Japan celebrated Coming of Age Day on Monday, a public holiday that raised concerns about the country's low birthrate and rising elderly population. As is traditional, hundreds of thousands of young people who turned 20, the legal voting age, during the preceding year dressed up in kimono and tuxedos. Altogether, 1.39 million Japanese reached the age of adulthood, but they constitute only 1.09 percent of Japan's 127.3 million people, the smallest percentage ever, the government announced.

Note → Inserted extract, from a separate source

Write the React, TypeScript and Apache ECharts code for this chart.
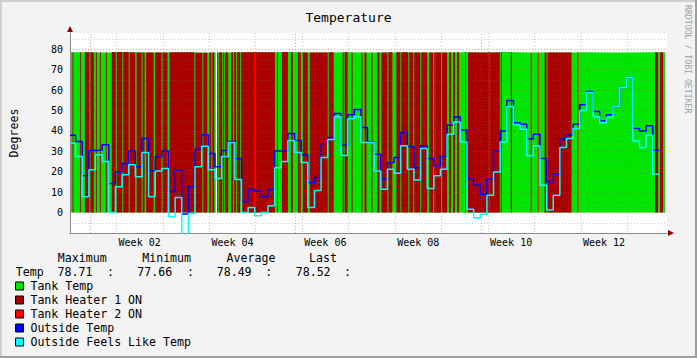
import { useEffect, useRef } from 'react';
import * as echarts from 'echarts';

const FONT = '"DejaVu Sans Mono", monospace';

// x values are days counted from Monday 29 Dec 2014, 00:00
const rangeStartDay = 0;
const rangeEndDay = 90;
const weekLabelDays = [10.5, 24.5, 38.5, 52.5, 66.5, 80.5];
const weekLabels = ['Week 02', 'Week 04', 'Week 06', 'Week 08', 'Week 10', 'Week 12'];
const monthStartDays = [3, 34, 62];
const yTickValues = [0, 10, 20, 30, 40, 50, 60, 70, 80];

// tank temperature, one value every 3 days
const tankTempStepDays = 3;
const tankTemp = [
  78.6, 78.5, 78.7, 78.4, 78.5, 78.6, 78.3, 78.5, 78.6, 78.4,
  78.71, 78.5, 78.5, 78.6, 78.4, 78.5, 78.6, 78.5, 78.4, 78.6,
  78.5, 78.7, 78.5, 78.4, 78.5, 78.6, 78.4, 78.5, 78.6, 78.52,
];
const tankGap = [21.75, 22.2];
const tankDataEnd = 89.7;

// heater ON periods [startDay, endDay]
const heater1On = [
  [0.38, 0.5], [1.5, 1.6], [2.25, 2.93], [3.08, 3.6], [3.9, 4.05], [4.5, 4.65], [5.4, 5.55],
  [6.3, 6.9], [7.05, 7.88], [8.03, 8.85], [9.0, 9.83], [10.05, 10.8], [10.95, 11.25],
  [11.48, 12.6], [12.83, 13.8], [13.95, 14.7], [15.0, 18.75], [18.9, 19.95], [20.1, 20.7],
  [21.0, 21.3], [21.45, 21.75], [22.2, 22.35], [22.5, 22.95], [23.1, 23.25], [23.4, 23.85],
  [24.3, 24.6], [24.75, 25.05], [25.2, 25.65], [25.8, 30.9], [31.2, 31.35], [31.95, 32.85],
  [33.3, 33.6], [34.35, 34.8], [35.1, 35.85], [36.15, 38.85], [39.0, 39.75], [41.1, 41.25],
  [41.4, 41.85], [42.45, 42.6], [43.95, 44.1], [44.4, 44.7], [45.45, 45.6], [46.35, 46.65],
  [46.95, 47.85], [48.0, 48.6], [49.2, 49.8], [49.95, 51.0], [51.15, 51.75], [51.9, 52.8],
  [52.95, 53.85], [54.15, 54.75], [54.9, 55.95], [56.1, 56.85], [57.15, 57.45], [57.75, 58.05],
  [58.35, 58.65], [59.55, 59.7], [60.0, 64.8], [64.95, 65.1], [66.45, 66.6], [71.55, 71.85],
  [72.0, 75.6], [88.2, 88.65], [88.95, 89.4],
];
const heater2On = [
  [27.75, 27.98], [34.5, 34.65], [55.05, 55.2], [63.15, 63.3], [69.45, 69.6], [70.5, 70.65], [76.5, 76.65],
];

// daily outside values (day 0 .. day 88)
const dayBoundaryShift = -0.15;
const outsideDataEnd = 88.85;
const outsideTemp = [
  37.9, 34.8, 18, 30.4, 30.7, 33.3, 14.2, 20, 24, 30.2,
  22.5, 36.3, 20.4, 27.5, 30.2, 10.3, 21, -0.7, 12.7, 31,
  38.2, 29, 22.5, 30.4, 34.8, 26.5, 5.4, 11.3, 10.5, 7.8,
  11.3, 30.2, 29.9, 38.7, 35.3, 28.4, 14.7, 17.2, 33.8, 36.8,
  48.5, 33, 47.9, 50.5, 41.7, 34.6, 28.6, 16.3, 24.5, 27,
  39.2, 32.4, 22, 32.7, 26.5, 22.9, 27.5, 42.8, 46.9, 40.5,
  16.3, 13.4, 9, 16.3, 30.2, 40, 54.9, 44, 43.3, 36,
  38.4, 26.5, 15, 18.8, 36, 37.9, 43.3, 52.9, 59.3, 49.5,
  45, 47.9, 52, 61.3, 66.2, 41.2, 40, 42.5, 30.6,
];
const feelsLike = [
  34, 27.5, 7.8, 21, 28.4, 25, 0, 12.7, 18.6, 23.5,
  17.6, 29.4, 7.8, 20.4, 21.6, -2, 7.4, -11, -0.5, 22.5,
  32.5, 21, 16.7, 27.5, 34.3, 16.2, 0, 2.5, -1.5, 0,
  3.4, 22, 25, 35.3, 29.4, 24.5, 2.5, 10.8, 27, 35.8,
  47, 28, 46, 47, 34.3, 34.3, 20.4, 11.4, 21.2, 19.3,
  32.7, 21.2, 16, 31.4, 11.8, 18, 21.2, 38.4, 44.4, 34.6,
  1.6, -2.5, -0.8, 8.5, 19.9, 34.6, 52, 43, 40.8, 27.8,
  32.7, 13.4, 1.3, 8.5, 31.9, 36.3, 41.2, 50, 58.8, 47,
  44, 46.6, 52, 61.3, 66.2, 35.1, 31.9, 37.9, 18.8,
];

const statHeaders = ['Maximum', 'Minimum', 'Average', 'Last'];
const statValues = ['78.71', '77.66', '78.49', '78.52'];
const legendNames = ['Tank Temp', 'Tank Heater 1 ON', 'Tank Heater 2 ON', 'Outside Temp', 'Outside Feels Like Temp'];
const legendColors = ['#00E600', '#AA0000', '#FF0000', '#0000FF', '#00FFFF'];

const MINOR = 'rgba(120,120,120,0.38)';
const MAJOR = 'rgba(175,70,70,0.45)';
const AXIS = '#888888';
const ARROW = '#8B0000';

function tankAt(day: number) {
  const i = Math.min(Math.floor(day / tankTempStepDays), tankTemp.length - 1);
  return tankTemp[i];
}

function tankPoints() {
  const pts: any[] = [];
  tankTemp.forEach((v, i) => {
    const d = i * tankTempStepDays;
    pts.push([d, v]);
    if (tankGap[0] > d && tankGap[0] < d + tankTempStepDays) {
      pts.push([tankGap[0], v]);
      pts.push([(tankGap[0] + tankGap[1]) / 2, null]);
      pts.push([tankGap[1], v]);
    }
  });
  pts.push([tankDataEnd, tankTemp[tankTemp.length - 1]]);
  return pts;
}

function dailyPoints(values: number[]) {
  const pts: number[][] = values.map((v, k) => [k === 0 ? 0 : k + dayBoundaryShift, v]);
  pts.push([outsideDataEnd, values[values.length - 1]]);
  return pts;
}

function heaterSeries(name: string, intervals: number[][], color: string, z: number) {
  return {
    type: 'custom',
    name,
    z,
    silent: true,
    data: intervals.map(([s, e]) => [s, e, tankAt(s)]),
    encode: { x: [0, 1], y: 2 },
    renderItem: (_params: any, api: any) => {
      const p0 = api.coord([api.value(0), api.value(2)]);
      const p1 = api.coord([api.value(1), 0]);
      return {
        type: 'rect',
        shape: { x: p0[0], y: p0[1], width: Math.max(p1[0] - p0[0], 0.9), height: p1[1] - p0[1] },
        style: { fill: color },
      };
    },
  };
}

function txt(x: number, y: number, text: string, extra: any = {}) {
  return {
    type: 'text',
    x,
    y,
    silent: true,
    style: { text, fill: '#000', font: `11.6px ${FONT}`, align: 'left', verticalAlign: 'middle', ...extra },
  };
}

function buildOption() {
  const graphics: any[] = [
    { type: 'rect', silent: true, shape: { x: 0, y: 0, width: 697, height: 2 }, style: { fill: '#CFCFCF' } },
    { type: 'rect', silent: true, shape: { x: 0, y: 0, width: 2, height: 358 }, style: { fill: '#CFCFCF' } },
    { type: 'rect', silent: true, shape: { x: 0, y: 356, width: 697, height: 2 }, style: { fill: '#9E9E9E' } },
    { type: 'rect', silent: true, shape: { x: 695, y: 0, width: 2, height: 358 }, style: { fill: '#9E9E9E' } },
    {
      type: 'text', x: 688, y: 5, rotation: -Math.PI / 2, silent: true,
      style: { text: 'RRDTOOL / TOBI OETIKER', fill: '#A0A0A0', font: `8.2px ${FONT}`, align: 'left', verticalAlign: 'middle' },
    },
  ];
  const headerX = [57.8, 142.2, 226.5, 309];
  statHeaders.forEach((h, i) => graphics.push(txt(headerX[i], 258, h)));
  graphics.push(txt(15.8, 272, 'Temp'));
  const valueX = [57.5, 137.3, 216.7, 295.7];
  const colonX = [110.5, 190.5, 268.8, 347.5];
  statValues.forEach((v, i) => {
    graphics.push(txt(valueX[i], 272, v));
    graphics.push(txt(colonX[i], 272, ':', { align: 'center' }));
  });
  legendNames.forEach((n, i) => {
    const cy = 286 + i * 14;
    graphics.push({
      type: 'rect', silent: true,
      shape: { x: 15.5, y: cy - 4, width: 8, height: 8 },
      style: { fill: legendColors[i], stroke: '#000', lineWidth: 1 },
    });
    graphics.push(txt(30.4, cy, n));
  });

  return {
    animation: false,
    backgroundColor: '#F3F3F3',
    title: {
      text: 'Temperature',
      left: 'center',
      top: 6,
      textStyle: { fontFamily: FONT, fontSize: 13, fontWeight: 'normal', color: '#000' },
    },
    grid: { left: 67, top: 33, width: 600, height: 200, show: true, backgroundColor: '#FFFFFF', borderWidth: 0 },
    xAxis: [
      {
        type: 'value', min: rangeStartDay, max: rangeEndDay, interval: 7, position: 'bottom', z: 3,
        axisLine: { show: true, onZero: false, lineStyle: { color: AXIS, width: 1 } },
        axisTick: { show: false },
        axisLabel: {
          show: true,
          customValues: weekLabelDays,
          formatter: (v: number) => {
            const i = weekLabelDays.findIndex((d) => Math.abs(d - v) < 1e-6);
            return i >= 0 ? weekLabels[i] : '';
          },
          margin: 4, color: '#000', fontFamily: FONT, fontSize: 10,
        },
        splitLine: { show: true, showMinLine: false, showMaxLine: false, lineStyle: { color: MINOR, type: [1, 2], width: 1 } },
      },
      {
        type: 'value', min: rangeStartDay, max: rangeEndDay, position: 'bottom', z: 4,
        axisLine: {
          show: true, onZero: false, symbol: ['none', 'triangle'], symbolSize: [6, 6], symbolOffset: [0, 4],
          lineStyle: { color: ARROW, width: 0 },
        },
        axisTick: { show: false }, axisLabel: { show: false }, splitLine: { show: false },
      },
    ],
    yAxis: [
      {
        type: 'value', min: -10, max: 88, interval: 5, position: 'left', z: 3,
        name: 'Degrees', nameLocation: 'middle', nameRotate: 90, nameGap: 50,
        nameTextStyle: { fontFamily: FONT, fontSize: 11.6, color: '#000' },
        axisLine: { show: true, onZero: false, lineStyle: { color: AXIS, width: 1 } },
        axisTick: { show: false },
        axisLabel: {
          formatter: (v: number) => (yTickValues.includes(v) ? String(v) : ''),
          margin: 7, color: '#000', fontFamily: FONT, fontSize: 10,
        },
        splitLine: { show: true, showMinLine: true, showMaxLine: false, lineStyle: { color: [MAJOR, MINOR], type: [1, 2], width: 1 } },
      },
      {
        type: 'value', min: -10, max: 88, position: 'left', z: 4,
        axisLine: {
          show: true, onZero: false, symbol: ['none', 'triangle'], symbolSize: [6, 6], symbolOffset: [0, 4],
          lineStyle: { color: ARROW, width: 0 },
        },
        axisTick: { show: false }, axisLabel: { show: false }, splitLine: { show: false },
      },
    ],
    series: [
      {
        type: 'line', name: 'Tank Temp', z: 1, step: 'end', symbol: 'none', silent: true,
        data: tankPoints(),
        lineStyle: { width: 0, color: legendColors[0] },
        itemStyle: { color: legendColors[0] },
        areaStyle: { color: legendColors[0], opacity: 1 },
        markLine: {
          silent: true, symbol: ['none', 'none'], label: { show: false }, z: 5,
          lineStyle: { color: MAJOR, type: [1, 2], width: 1 },
          data: monthStartDays.map((d) => ({ xAxis: d })),
        },
      },
      heaterSeries('Tank Heater 1 ON', heater1On, legendColors[1], 2),
      heaterSeries('Tank Heater 2 ON', heater2On, legendColors[2], 2.5),
      {
        type: 'line', name: 'Outside Temp', z: 6, step: 'end', symbol: 'none', silent: true,
        data: dailyPoints(outsideTemp),
        lineStyle: { width: 1.5, color: legendColors[3] },
        itemStyle: { color: legendColors[3] },
      },
      {
        type: 'line', name: 'Outside Feels Like Temp', z: 7, step: 'end', symbol: 'none', silent: true,
        data: dailyPoints(feelsLike),
        lineStyle: { width: 1.5, color: legendColors[4] },
        itemStyle: { color: legendColors[4] },
      },
    ],
    graphic: graphics,
  };
}

export default function App() {
  const ref = useRef<HTMLDivElement>(null);
  useEffect(() => {
    const chart = echarts.init(ref.current!, null, { renderer: 'svg' });
    chart.setOption(buildOption() as any);
    return () => chart.dispose();
  }, []);
  return <div ref={ref} style={{ position: 'absolute', left: 0, top: 0, width: 697, height: 358 }} />;
}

Rescuers found 15 more people alive late Sunday who'd been on board a storm-battered Indonesian ferry that sank nine days earlier. One of the survivors died shortly afterward, rescue officials said Monday. The survivors had drifted 370 miles on a life raft before being picked up by a passing cargo ship. Meanwhile, searchers for a plane that disappeared in Indonesia a week ago found an undersea metal object that could possibly be part of the Adam Air jetliner that was carrying 102 people. No confirmation was available at press time.

Jaime Razuri, a Peruvian photographer who works for the French news agency AFP, was released Sunday by Palestinian militants in Gaza who had held him captive for almost a week. No one has yet claimed responsibility for his abduction, the latest in a series of kidnappings of foreign journalists and aid workers in Gaza in the past year. All have been released unharmed.

The UN refugee agency made an emergency appeal Monday for $60 million to help the 40,000 to 50,000 Iraqis who flee their homes every month and the 3.7 million who have already been displaced. Some 1.7 million are displaced within the country.